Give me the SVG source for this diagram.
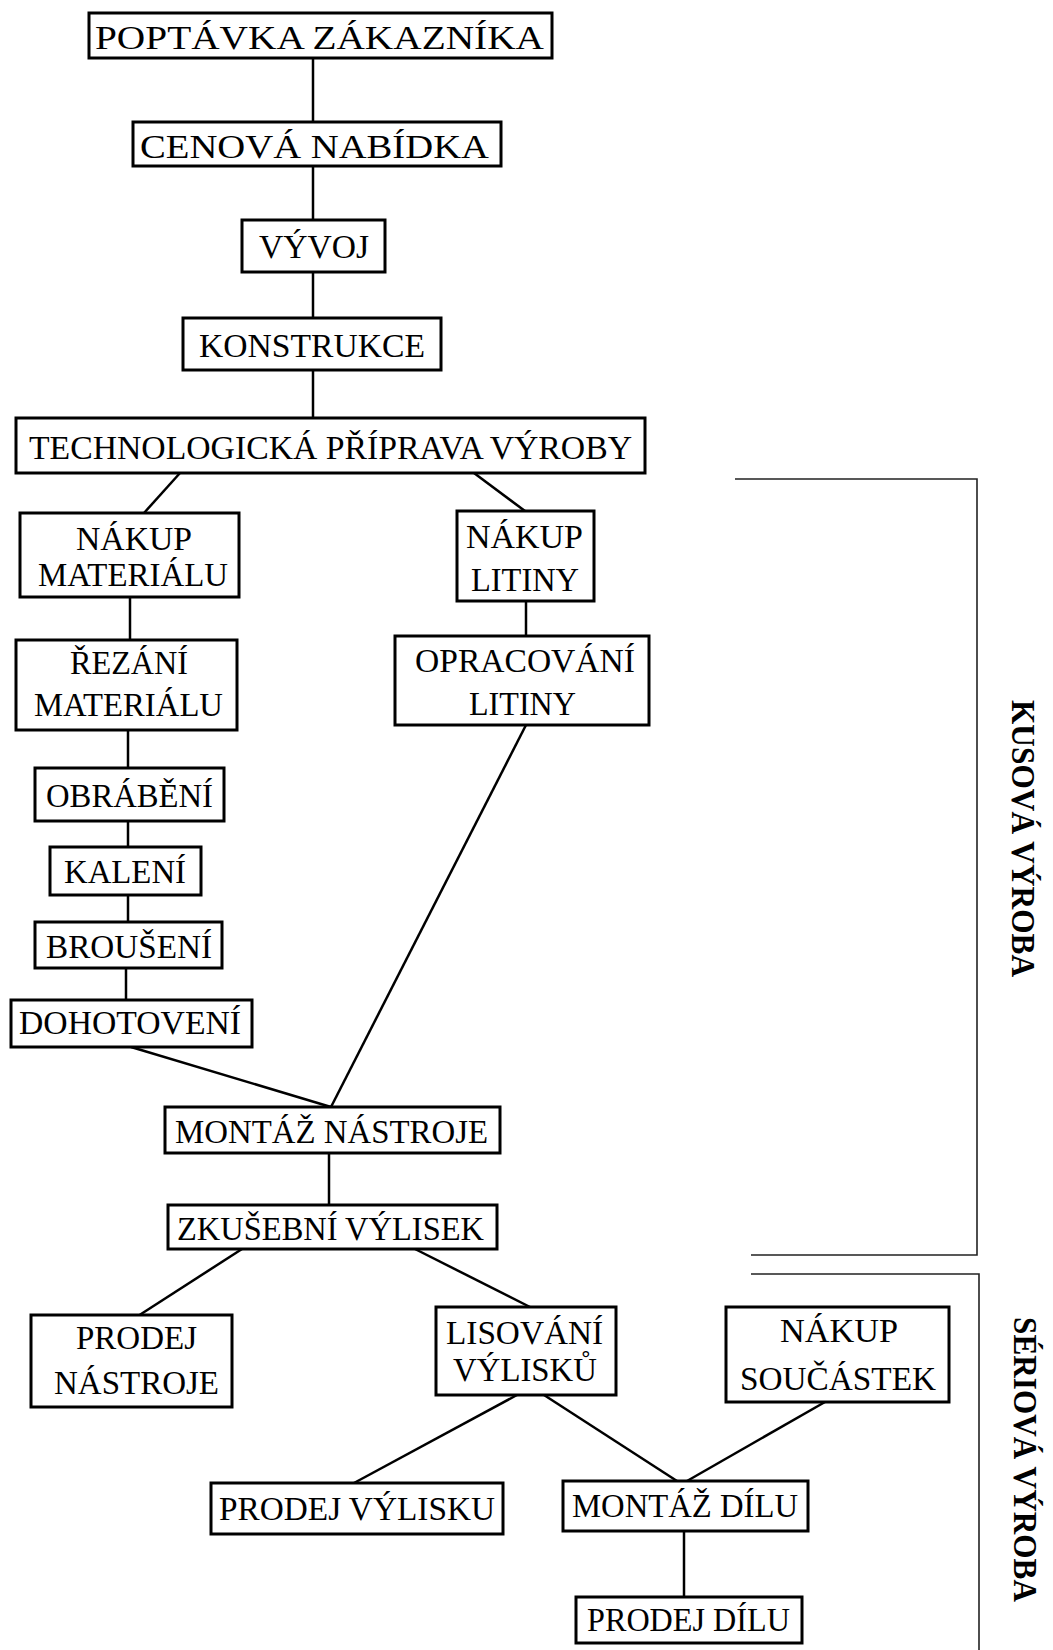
<svg xmlns="http://www.w3.org/2000/svg" width="1053" height="1650" viewBox="0 0 1053 1650">
<style>
  .node rect { fill: #fff; stroke: #000; stroke-width: 3; }
  text { font-family: "Liberation Serif", "Times New Roman", serif; font-size: 33px; fill: #000; }
  .side { font-weight: bold; font-size: 33px; }
  #connectors line { stroke: #000; stroke-width: 2.5; }
  .bracket { fill: none; stroke: #222; stroke-width: 1.6; }
</style>
<rect width="1053" height="1650" fill="#fff"/>

<g id="connectors">
  <line x1="313" y1="58" x2="313" y2="122"/>
  <line x1="313" y1="166" x2="313" y2="220"/>
  <line x1="313" y1="272" x2="313" y2="318"/>
  <line x1="313" y1="370" x2="313" y2="418"/>
  <line x1="180" y1="473" x2="144" y2="513"/>
  <line x1="474" y1="473" x2="525" y2="511"/>
  <line x1="130" y1="597" x2="130" y2="640"/>
  <line x1="526" y1="601" x2="526" y2="636"/>
  <line x1="128" y1="730" x2="128" y2="768"/>
  <line x1="128" y1="821" x2="128" y2="847"/>
  <line x1="128" y1="895" x2="128" y2="922"/>
  <line x1="126" y1="968" x2="126" y2="1000"/>
  <line x1="131" y1="1047" x2="331" y2="1107"/>
  <line x1="526" y1="725" x2="331" y2="1107"/>
  <line x1="329" y1="1153" x2="329" y2="1205"/>
  <line x1="242" y1="1249" x2="138" y2="1316"/>
  <line x1="415" y1="1249" x2="530" y2="1307"/>
  <line x1="517" y1="1395" x2="354" y2="1483"/>
  <line x1="544" y1="1395" x2="677" y2="1481"/>
  <line x1="825" y1="1402" x2="687" y2="1481"/>
  <line x1="684" y1="1531" x2="684" y2="1597"/>
</g>

<g id="n-poptavka" class="node"><rect x="89" y="13" width="463" height="45"/><text x="95" y="49" textLength="449" lengthAdjust="spacingAndGlyphs">POPTÁVKA ZÁKAZNÍKA</text></g>
<g id="n-cenova" class="node"><rect x="133" y="122" width="368" height="44"/><text x="140" y="158" textLength="349" lengthAdjust="spacingAndGlyphs">CENOVÁ NABÍDKA</text></g>
<g id="n-vyvoj" class="node"><rect x="242" y="220" width="143" height="52"/><text x="259" y="258" textLength="110" lengthAdjust="spacingAndGlyphs">VÝVOJ</text></g>
<g id="n-konstrukce" class="node"><rect x="183" y="318" width="258" height="52"/><text x="199" y="357" textLength="226" lengthAdjust="spacingAndGlyphs">KONSTRUKCE</text></g>
<g id="n-tpv" class="node"><rect x="16" y="418" width="629" height="55"/><text x="29" y="459" textLength="603" lengthAdjust="spacingAndGlyphs">TECHNOLOGICKÁ PŘÍPRAVA VÝROBY</text></g>
<g id="n-nakup-mat" class="node"><rect x="20" y="513" width="219" height="84"/><text x="76" y="550" textLength="116" lengthAdjust="spacingAndGlyphs">NÁKUP</text><text x="38" y="586" textLength="190" lengthAdjust="spacingAndGlyphs">MATERIÁLU</text></g>
<g id="n-nakup-lit" class="node"><rect x="457" y="511" width="137" height="90"/><text x="466" y="548" textLength="117" lengthAdjust="spacingAndGlyphs">NÁKUP</text><text x="471" y="591" textLength="108" lengthAdjust="spacingAndGlyphs">LITINY</text></g>
<g id="n-rezani" class="node"><rect x="16" y="640" width="221" height="90"/><text x="70" y="674" textLength="118" lengthAdjust="spacingAndGlyphs">ŘEZÁNÍ</text><text x="34" y="716" textLength="189" lengthAdjust="spacingAndGlyphs">MATERIÁLU</text></g>
<g id="n-opracovani" class="node"><rect x="395" y="636" width="254" height="89"/><text x="415" y="672" textLength="220" lengthAdjust="spacingAndGlyphs">OPRACOVÁNÍ</text><text x="469" y="715" textLength="107" lengthAdjust="spacingAndGlyphs">LITINY</text></g>
<g id="n-obrabeni" class="node"><rect x="35" y="768" width="189" height="53"/><text x="46" y="807" textLength="167" lengthAdjust="spacingAndGlyphs">OBRÁBĚNÍ</text></g>
<g id="n-kaleni" class="node"><rect x="50" y="847" width="151" height="48"/><text x="64" y="883" textLength="122" lengthAdjust="spacingAndGlyphs">KALENÍ</text></g>
<g id="n-brouseni" class="node"><rect x="35" y="922" width="187" height="46"/><text x="46" y="958" textLength="166" lengthAdjust="spacingAndGlyphs">BROUŠENÍ</text></g>
<g id="n-dohotoveni" class="node"><rect x="11" y="1000" width="241" height="47"/><text x="19" y="1034" textLength="222" lengthAdjust="spacingAndGlyphs">DOHOTOVENÍ</text></g>
<g id="n-montaz-nastroje" class="node"><rect x="165" y="1107" width="335" height="46"/><text x="175" y="1143" textLength="313" lengthAdjust="spacingAndGlyphs">MONTÁŽ NÁSTROJE</text></g>
<g id="n-zkusebni" class="node"><rect x="168" y="1205" width="329" height="44"/><text x="177" y="1240" textLength="307" lengthAdjust="spacingAndGlyphs">ZKUŠEBNÍ VÝLISEK</text></g>
<g id="n-prodej-nastroje" class="node"><rect x="31" y="1315" width="201" height="92"/><text x="76" y="1349" textLength="121" lengthAdjust="spacingAndGlyphs">PRODEJ</text><text x="54" y="1394" textLength="165" lengthAdjust="spacingAndGlyphs">NÁSTROJE</text></g>
<g id="n-lisovani" class="node"><rect x="436" y="1307" width="180" height="88"/><text x="446" y="1344" textLength="157" lengthAdjust="spacingAndGlyphs">LISOVÁNÍ</text><text x="453" y="1381" textLength="144" lengthAdjust="spacingAndGlyphs">VÝLISKŮ</text></g>
<g id="n-nakup-soucastek" class="node"><rect x="726" y="1307" width="223" height="95"/><text x="780" y="1342" textLength="118" lengthAdjust="spacingAndGlyphs">NÁKUP</text><text x="740" y="1390" textLength="196" lengthAdjust="spacingAndGlyphs">SOUČÁSTEK</text></g>
<g id="n-prodej-vylisku" class="node"><rect x="211" y="1483" width="292" height="51"/><text x="219" y="1520" textLength="276" lengthAdjust="spacingAndGlyphs">PRODEJ VÝLISKU</text></g>
<g id="n-montaz-dilu" class="node"><rect x="563" y="1481" width="245" height="50"/><text x="572" y="1517" textLength="226" lengthAdjust="spacingAndGlyphs">MONTÁŽ DÍLU</text></g>
<g id="n-prodej-dilu" class="node"><rect x="576" y="1597" width="226" height="46"/><text x="587" y="1631" textLength="203" lengthAdjust="spacingAndGlyphs">PRODEJ DÍLU</text></g>

<g id="phases">
  <path class="bracket" d="M735 479 H977 V1255 H751"/>
  <path class="bracket" d="M751 1274 H979 V1650"/>
  <text class="side" transform="translate(1012,700) rotate(90)" textLength="277" lengthAdjust="spacingAndGlyphs">KUSOVÁ VÝROBA</text>
  <text class="side" transform="translate(1014,1317) rotate(90)" textLength="285" lengthAdjust="spacingAndGlyphs">SÉRIOVÁ VÝROBA</text>
</g>
</svg>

________________________________________

WORK TO DO — Do not include the images; transcribe the rest of the listing exactly.

FINAL RESULT —
Give me the SVG source for this diagram.
<svg xmlns="http://www.w3.org/2000/svg" width="1053" height="1650" viewBox="0 0 1053 1650">
<style>
  .node rect { fill: #fff; stroke: #000; stroke-width: 3; }
  text { font-family: "Liberation Serif", "Times New Roman", serif; font-size: 33px; fill: #000; }
  .side { font-weight: bold; font-size: 33px; }
  #connectors line { stroke: #000; stroke-width: 2.5; }
  .bracket { fill: none; stroke: #222; stroke-width: 1.6; }
</style>
<rect width="1053" height="1650" fill="#fff"/>

<g id="connectors">
  <line x1="313" y1="58" x2="313" y2="122"/>
  <line x1="313" y1="166" x2="313" y2="220"/>
  <line x1="313" y1="272" x2="313" y2="318"/>
  <line x1="313" y1="370" x2="313" y2="418"/>
  <line x1="180" y1="473" x2="144" y2="513"/>
  <line x1="474" y1="473" x2="525" y2="511"/>
  <line x1="130" y1="597" x2="130" y2="640"/>
  <line x1="526" y1="601" x2="526" y2="636"/>
  <line x1="128" y1="730" x2="128" y2="768"/>
  <line x1="128" y1="821" x2="128" y2="847"/>
  <line x1="128" y1="895" x2="128" y2="922"/>
  <line x1="126" y1="968" x2="126" y2="1000"/>
  <line x1="131" y1="1047" x2="331" y2="1107"/>
  <line x1="526" y1="725" x2="331" y2="1107"/>
  <line x1="329" y1="1153" x2="329" y2="1205"/>
  <line x1="242" y1="1249" x2="138" y2="1316"/>
  <line x1="415" y1="1249" x2="530" y2="1307"/>
  <line x1="517" y1="1395" x2="354" y2="1483"/>
  <line x1="544" y1="1395" x2="677" y2="1481"/>
  <line x1="825" y1="1402" x2="687" y2="1481"/>
  <line x1="684" y1="1531" x2="684" y2="1597"/>
</g>

<g id="n-poptavka" class="node"><rect x="89" y="13" width="463" height="45"/><text x="95" y="49" textLength="449" lengthAdjust="spacingAndGlyphs">POPTÁVKA ZÁKAZNÍKA</text></g>
<g id="n-cenova" class="node"><rect x="133" y="122" width="368" height="44"/><text x="140" y="158" textLength="349" lengthAdjust="spacingAndGlyphs">CENOVÁ NABÍDKA</text></g>
<g id="n-vyvoj" class="node"><rect x="242" y="220" width="143" height="52"/><text x="259" y="258" textLength="110" lengthAdjust="spacingAndGlyphs">VÝVOJ</text></g>
<g id="n-konstrukce" class="node"><rect x="183" y="318" width="258" height="52"/><text x="199" y="357" textLength="226" lengthAdjust="spacingAndGlyphs">KONSTRUKCE</text></g>
<g id="n-tpv" class="node"><rect x="16" y="418" width="629" height="55"/><text x="29" y="459" textLength="603" lengthAdjust="spacingAndGlyphs">TECHNOLOGICKÁ PŘÍPRAVA VÝROBY</text></g>
<g id="n-nakup-mat" class="node"><rect x="20" y="513" width="219" height="84"/><text x="76" y="550" textLength="116" lengthAdjust="spacingAndGlyphs">NÁKUP</text><text x="38" y="586" textLength="190" lengthAdjust="spacingAndGlyphs">MATERIÁLU</text></g>
<g id="n-nakup-lit" class="node"><rect x="457" y="511" width="137" height="90"/><text x="466" y="548" textLength="117" lengthAdjust="spacingAndGlyphs">NÁKUP</text><text x="471" y="591" textLength="108" lengthAdjust="spacingAndGlyphs">LITINY</text></g>
<g id="n-rezani" class="node"><rect x="16" y="640" width="221" height="90"/><text x="70" y="674" textLength="118" lengthAdjust="spacingAndGlyphs">ŘEZÁNÍ</text><text x="34" y="716" textLength="189" lengthAdjust="spacingAndGlyphs">MATERIÁLU</text></g>
<g id="n-opracovani" class="node"><rect x="395" y="636" width="254" height="89"/><text x="415" y="672" textLength="220" lengthAdjust="spacingAndGlyphs">OPRACOVÁNÍ</text><text x="469" y="715" textLength="107" lengthAdjust="spacingAndGlyphs">LITINY</text></g>
<g id="n-obrabeni" class="node"><rect x="35" y="768" width="189" height="53"/><text x="46" y="807" textLength="167" lengthAdjust="spacingAndGlyphs">OBRÁBĚNÍ</text></g>
<g id="n-kaleni" class="node"><rect x="50" y="847" width="151" height="48"/><text x="64" y="883" textLength="122" lengthAdjust="spacingAndGlyphs">KALENÍ</text></g>
<g id="n-brouseni" class="node"><rect x="35" y="922" width="187" height="46"/><text x="46" y="958" textLength="166" lengthAdjust="spacingAndGlyphs">BROUŠENÍ</text></g>
<g id="n-dohotoveni" class="node"><rect x="11" y="1000" width="241" height="47"/><text x="19" y="1034" textLength="222" lengthAdjust="spacingAndGlyphs">DOHOTOVENÍ</text></g>
<g id="n-montaz-nastroje" class="node"><rect x="165" y="1107" width="335" height="46"/><text x="175" y="1143" textLength="313" lengthAdjust="spacingAndGlyphs">MONTÁŽ NÁSTROJE</text></g>
<g id="n-zkusebni" class="node"><rect x="168" y="1205" width="329" height="44"/><text x="177" y="1240" textLength="307" lengthAdjust="spacingAndGlyphs">ZKUŠEBNÍ VÝLISEK</text></g>
<g id="n-prodej-nastroje" class="node"><rect x="31" y="1315" width="201" height="92"/><text x="76" y="1349" textLength="121" lengthAdjust="spacingAndGlyphs">PRODEJ</text><text x="54" y="1394" textLength="165" lengthAdjust="spacingAndGlyphs">NÁSTROJE</text></g>
<g id="n-lisovani" class="node"><rect x="436" y="1307" width="180" height="88"/><text x="446" y="1344" textLength="157" lengthAdjust="spacingAndGlyphs">LISOVÁNÍ</text><text x="453" y="1381" textLength="144" lengthAdjust="spacingAndGlyphs">VÝLISKŮ</text></g>
<g id="n-nakup-soucastek" class="node"><rect x="726" y="1307" width="223" height="95"/><text x="780" y="1342" textLength="118" lengthAdjust="spacingAndGlyphs">NÁKUP</text><text x="740" y="1390" textLength="196" lengthAdjust="spacingAndGlyphs">SOUČÁSTEK</text></g>
<g id="n-prodej-vylisku" class="node"><rect x="211" y="1483" width="292" height="51"/><text x="219" y="1520" textLength="276" lengthAdjust="spacingAndGlyphs">PRODEJ VÝLISKU</text></g>
<g id="n-montaz-dilu" class="node"><rect x="563" y="1481" width="245" height="50"/><text x="572" y="1517" textLength="226" lengthAdjust="spacingAndGlyphs">MONTÁŽ DÍLU</text></g>
<g id="n-prodej-dilu" class="node"><rect x="576" y="1597" width="226" height="46"/><text x="587" y="1631" textLength="203" lengthAdjust="spacingAndGlyphs">PRODEJ DÍLU</text></g>

<g id="phases">
  <path class="bracket" d="M735 479 H977 V1255 H751"/>
  <path class="bracket" d="M751 1274 H979 V1650"/>
  <text class="side" transform="translate(1012,700) rotate(90)" textLength="277" lengthAdjust="spacingAndGlyphs">KUSOVÁ VÝROBA</text>
  <text class="side" transform="translate(1014,1317) rotate(90)" textLength="285" lengthAdjust="spacingAndGlyphs">SÉRIOVÁ VÝROBA</text>
</g>
</svg>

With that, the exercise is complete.